Drawings by Rembrandt, His Students and Circle from the Maida and George Abrams Collection reveals the expressive mastery and dazzling freedom of Rembrandt’s pen drawings and investigates the character and use of individual drawings, from figure studies made from life, to finished drawings composed in the studio to landscape studies executed en plein air on the artist’s walks outside Amsterdam. The exhibition and its catalogue also explore the functions of drawings in Rembrandt’s studio and their relationship to his teaching practices. Some drawings by Rembrandt’s students and followers seem to have been assignments, for example, in how best and most accurately to convey the narrative drama of a historical subject. Others clearly were life studies designed to train the eye and hand, ranging from preparatory to more finished works, be it another drawing, print or a painting. And still other works were topographic studies or records of travel and novelties to be consulted in the future. Nevertheless, all of the works in this exhibition achieve the expressive power associated with Rembrandt’s mastery.

“These beautiful seventeenth-century drawings by Rembrandt and his students are superb in quality,” said MFAH director Gary Tinterow. “It is a coup for the MFAH to display nearly 60 of these works from the Abrams Collection.”

“This exhibition marks the first time drawings by Rembrandt and his circle have ever been shown exclusively in Houston,” said Dena Woodall, MFAH Assistant Curator of Prints and Drawings. “While offering the public a chance to see one of the most important groups of Dutch drawings collected in the past half century, it also opens a window into seventeenth-century Holland and the thought process of Rembrandt and his school.”
In addition to Rembrandt’s works, the exhibition will include sheets by his pupils and associates, including Ferdinand Bol, Gerbrand van den Eeckhout, Govert Flinck, Abraham Furnerius, Arent de Gelder, Samuel van Hoogstraten, Jan Lievens, Nicolas Maes, Roelant Roghman, and Pieter de With, as well as an anonymous follower of the master. Although not all of these artists are documented as Rembrandt’s students, the biographies of the individual artists present evidence for their connection with him. Additionally, the exhibition catalogue and interpretive material address the difficult issues of connoisseurship in this field.

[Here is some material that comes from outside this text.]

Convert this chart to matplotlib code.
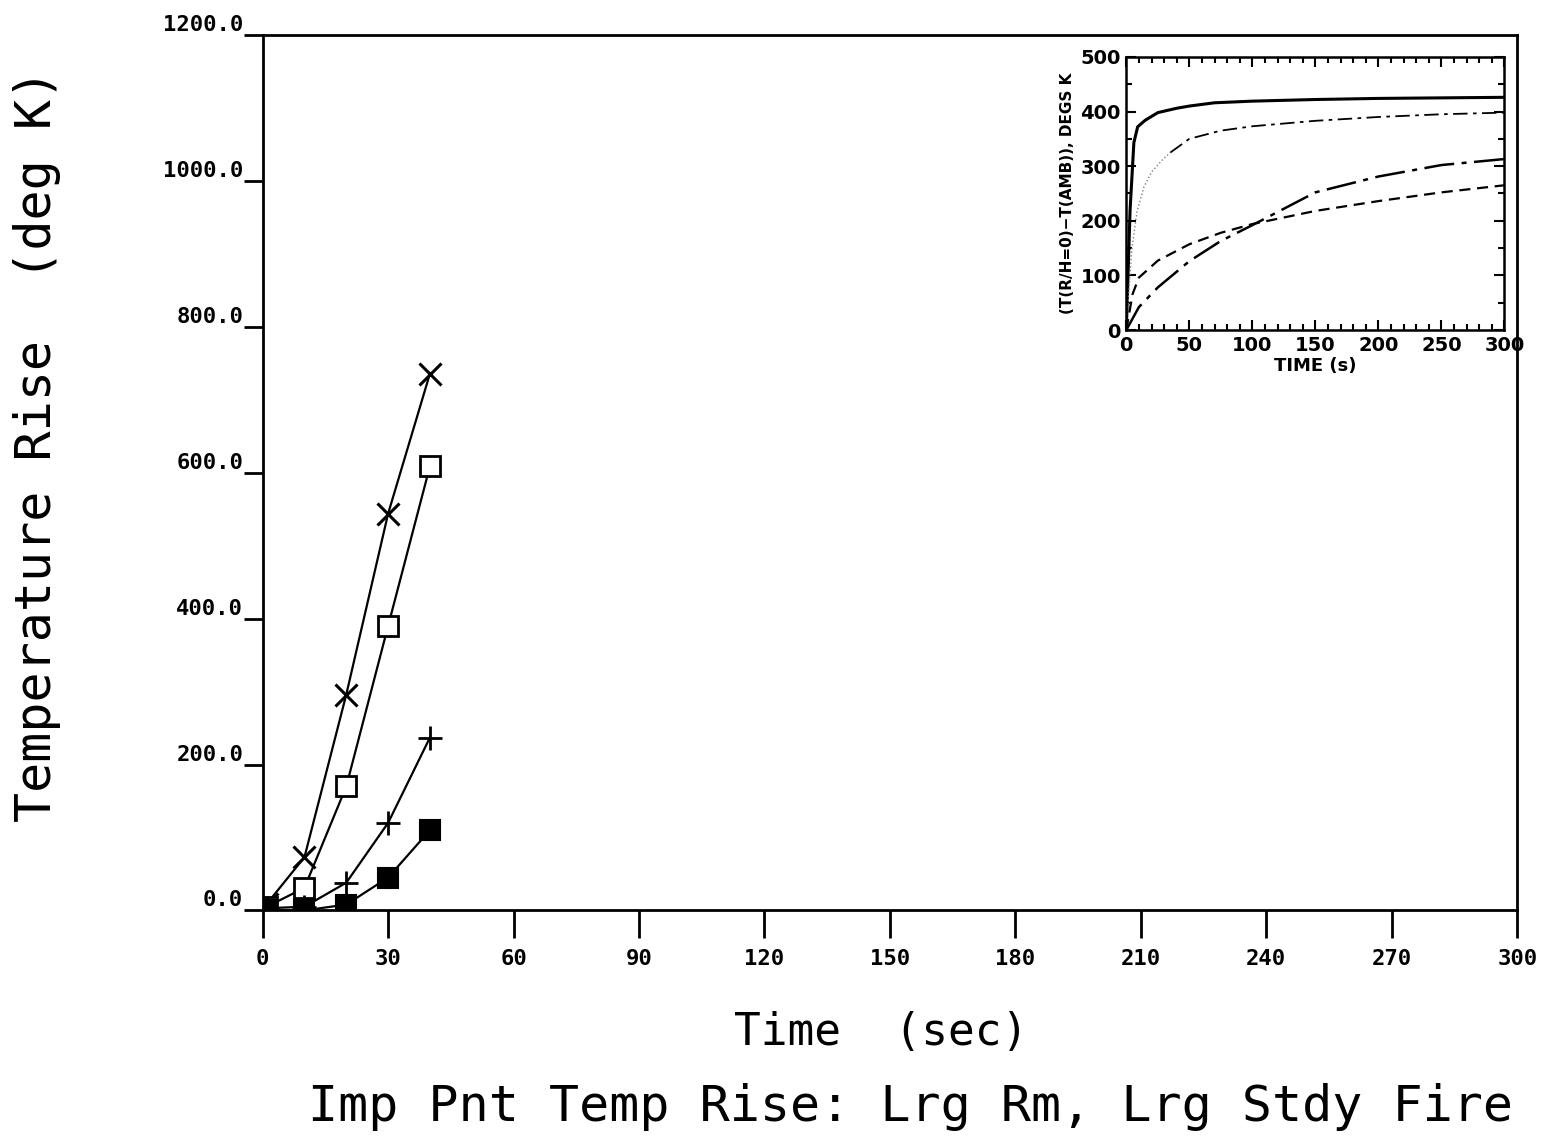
import matplotlib
matplotlib.use('Agg')
from matplotlib import pyplot as plt
from matplotlib.ticker import MultipleLocator

# main plot data (time in sec, temperature rise in deg K)
t = [1, 10, 20, 30, 40]
rise_x = [9, 73, 296, 544, 736]
rise_sq = [5, 31, 170, 390, 609]
rise_plus = [3, 5, 38, 120, 237]
rise_fill = [0, 0, 8, 45, 110]

x_ticks = [0, 30, 60, 90, 120, 150, 180, 210, 240, 270, 300]
y_ticks = [0, 200, 400, 600, 800, 1000, 1200]

# inset data (time in s, T(R/H=0)-T(AMB) in degs K)
ins_solid_t = [0, 3, 6, 9, 15, 25, 40, 50, 70, 100, 150, 200, 250, 300]
ins_solid_v = [0, 220, 343, 372, 384, 398, 406, 410, 416, 419, 422, 424, 425, 426]
ins_dd_t = [0, 2, 4.5, 8.5, 14, 20, 28, 35, 50, 75, 100, 150, 200, 250, 300]
ins_dd_v = [0, 70, 150, 217, 262, 289, 310, 325, 350, 365, 373, 383, 390, 395, 398]
ins_ldd_t = [0, 10, 25, 50, 75, 100, 135, 150, 200, 250, 300]
ins_ldd_v = [0, 42, 78, 126, 163, 192, 234, 252, 281, 302, 313]
ins_dash_t = [0, 5, 10, 25, 50, 75, 100, 150, 200, 250, 300]
ins_dash_v = [0, 66, 96, 127, 157, 178, 194, 218, 236, 252, 265]

mono = 'DejaVu Sans Mono'
narrow = ['Liberation Sans Narrow', 'DejaVu Sans']

fig = plt.figure(figsize=(15.45, 11.38), dpi=100)
ax = fig.add_axes([0.170, 0.200, 0.812, 0.769])

ax.plot(t, rise_x, color='black', lw=1.6, marker='x', ms=16, mew=2.2)
ax.plot(t, rise_sq, color='black', lw=1.6, marker='s', ms=14, mew=2.0,
        mfc='white')
ax.plot(t, rise_plus, color='black', lw=1.6, marker='+', ms=17, mew=2.0)
ax.plot(t, rise_fill, color='black', lw=1.6, marker='s', ms=14, mew=1.5,
        mfc='black')

ax.set_xlim(0, 300)
ax.set_ylim(0, 1200)
ax.set_xticks(x_ticks)
ax.set_yticks(y_ticks)
ax.set_xticklabels([str(v) for v in x_ticks], family=mono, fontsize=16,
                   fontweight='bold')
ax.set_yticklabels(['%.1f' % v for v in y_ticks], family=mono, fontsize=16,
                   fontweight='bold')
for lab in ax.get_yticklabels():
    lab.set_va('bottom')
ax.tick_params(axis='x', direction='out', length=20, width=2, pad=8)
ax.tick_params(axis='y', direction='out', length=14, width=2, pad=0)
for s in ax.spines.values():
    s.set_linewidth(2)

fig.text(0.570, 0.093, 'Time  (sec)', family=mono, fontsize=32,
         ha='center', va='center')
fig.text(0.024, 0.609, 'Temperature Rise  (deg K)', family=mono,
         fontsize=36, rotation=90, ha='center', va='center')
fig.text(0.589, 0.027, 'Imp Pnt Temp Rise: Lrg Rm, Lrg Stdy Fire',
         family=mono, fontsize=36, ha='center', va='center')

# inset
ins = fig.add_axes([0.729, 0.710, 0.2447, 0.240])
ins.plot(ins_solid_t, ins_solid_v, color='black', lw=2.2)
ins.plot(ins_dd_t[:8], ins_dd_v[:8], color='gray', lw=1.0, ls=':')
ins.plot(ins_dd_t[7:], ins_dd_v[7:], color='black', lw=1.3,
         ls=(0, (8, 3, 2, 3)))
ins.plot(ins_ldd_t, ins_ldd_v, color='black', lw=1.8,
         ls=(0, (12, 3, 2, 3)))
ins.plot(ins_dash_t, ins_dash_v, color='black', lw=1.6, ls=(0, (5, 3)))
ins.set_xlim(0, 300)
ins.set_ylim(0, 500)
ins.xaxis.set_major_locator(MultipleLocator(50))
ins.xaxis.set_minor_locator(MultipleLocator(10))
ins.yaxis.set_major_locator(MultipleLocator(100))
ins.yaxis.set_minor_locator(MultipleLocator(50))
ins.tick_params(which='both', direction='in', top=True, right=True,
                width=1.5)
ins.tick_params(which='major', length=7, labelsize=14, pad=4)
ins.tick_params(which='minor', length=4)
for lab in ins.get_xticklabels() + ins.get_yticklabels():
    lab.set_family(narrow)
    lab.set_fontweight('bold')
for s in ins.spines.values():
    s.set_linewidth(1.8)
ins.set_xlabel('TIME (s)', family=narrow, fontweight='bold', fontsize=13,
               labelpad=2)
ins.set_ylabel('(T(R/H=0)\u2212T(AMB)), DEGS K', family=narrow,
               fontweight='bold', fontsize=11, labelpad=4)

plt.savefig('out.png')
plt.close()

The exceptional breadth of the Abrams collection enables the exploration of the diversity and parameters of Rembrandt’s style, including not only compositional and figure studies, but also landscapes, and chalk as well as ink drawings. Of particular interest among the figure studies are Rembrandt’s Old Man with a Walking Stick, a drawing that captures the stooped form and shuffling gait of his elderly subject with the greatest of graphic economy, and the vivid characterization of Four Studies of Male Heads. The exhibition also offers an opportunity for in-depth analysis of the drawing styles of individual masters, such as Jan Lievens, Govert Flinck, Nicolaes Maes and Roelant Roghman. The collection permits fascinating comparisons, for example, between Flinck and Backer, who must have sat side by side as they sketched female nudes in the studio.